Rorate Caeli

Fraternity of St Peter installed in St Mary's Warrington, England

Prayers before Mass
Fr Armand de Malleray FSSP kneels next to Archbishop Malcolm McMahon of Liverpool,
in St Mary's, Warrington, before the start of Mass, at which the Archbishop presided.
Photo by Martin Gardner.
On Saturday, in Warrington, in England's North West, the Fraternity of St Peter took formal charge of the impressive Pugin church of St Mary's, in the presence of the Archbishop, Malcolm McMahon, and the Abbot of Ampleforth, Cuthbert Madden. It was the Benedictines of Ampleforth who had served the Catholics of the town since 1770, and had built the present, Pugin, church. Abbot Madden has given the church (and the large presbytery) to the FSSP. (There are more photos and comments about the church on my own blog here.)


This is part of a wider phenomenon in this part of England, where the Catholic population was traditionally the highest, thanks to the resistence of local Catholics to the Reformation, and after 1840 to Irish immigration.
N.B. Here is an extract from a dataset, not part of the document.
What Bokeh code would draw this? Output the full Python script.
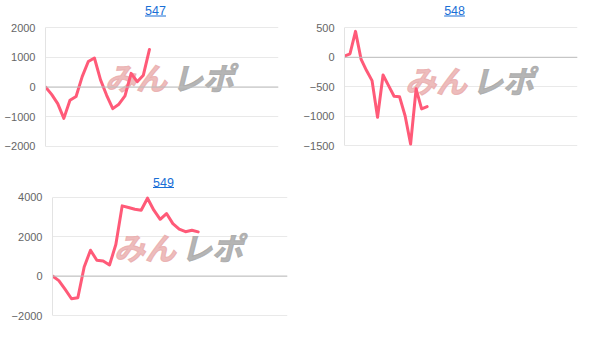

St Mary's forms the third of a triangle of impressive, but potentially redundant, churches, which have been given to the care of the Traditional Institutes: two, SS Peter & Paul and St Philomena, at the north end of the Diocese of Shrewsbury, and St Walburge's, Preston, in the Diocese of Lancaster, to the Institute of Christ the King Sovereign Priest, and now St Mary's, in Liverpool Archdiocese, to the FSSP.

Two other northern dioceses, Salford and Middlesbrough, have recently established communities of the Oratorians of St Philip Neri, both of which celebrate Sunday Masses in the Vetus Ordo. Like the the ICKSP and the FSSP, the Oratorians are now looking after fine historic churches.

Elsewhere in the country, the Fraternity of St Peter has a canonically erected house in Portsmouth Diocese, where they share a church, and an official 'chaplaincy' in the Diocese of Northampton.

The significance of these developments is in part that, unlike the secular clergy, the Traditional Mass will not routinely disapear from these locations when a priest is moved, retires, or dies. It is a step of major sympbolic significance, in which the local bishop is necessarily fully involved.

In the last few years, the Traditional Mass, and the priests who say it, have in an important way ceased to be a marginal phenomenon in the Catholic Church in England.

Please say a prayer for Fr Armand de Malleray and his confreres, and for all the priests of these important apostolates, that their labours in the Lord's vineyard will bear much fruit.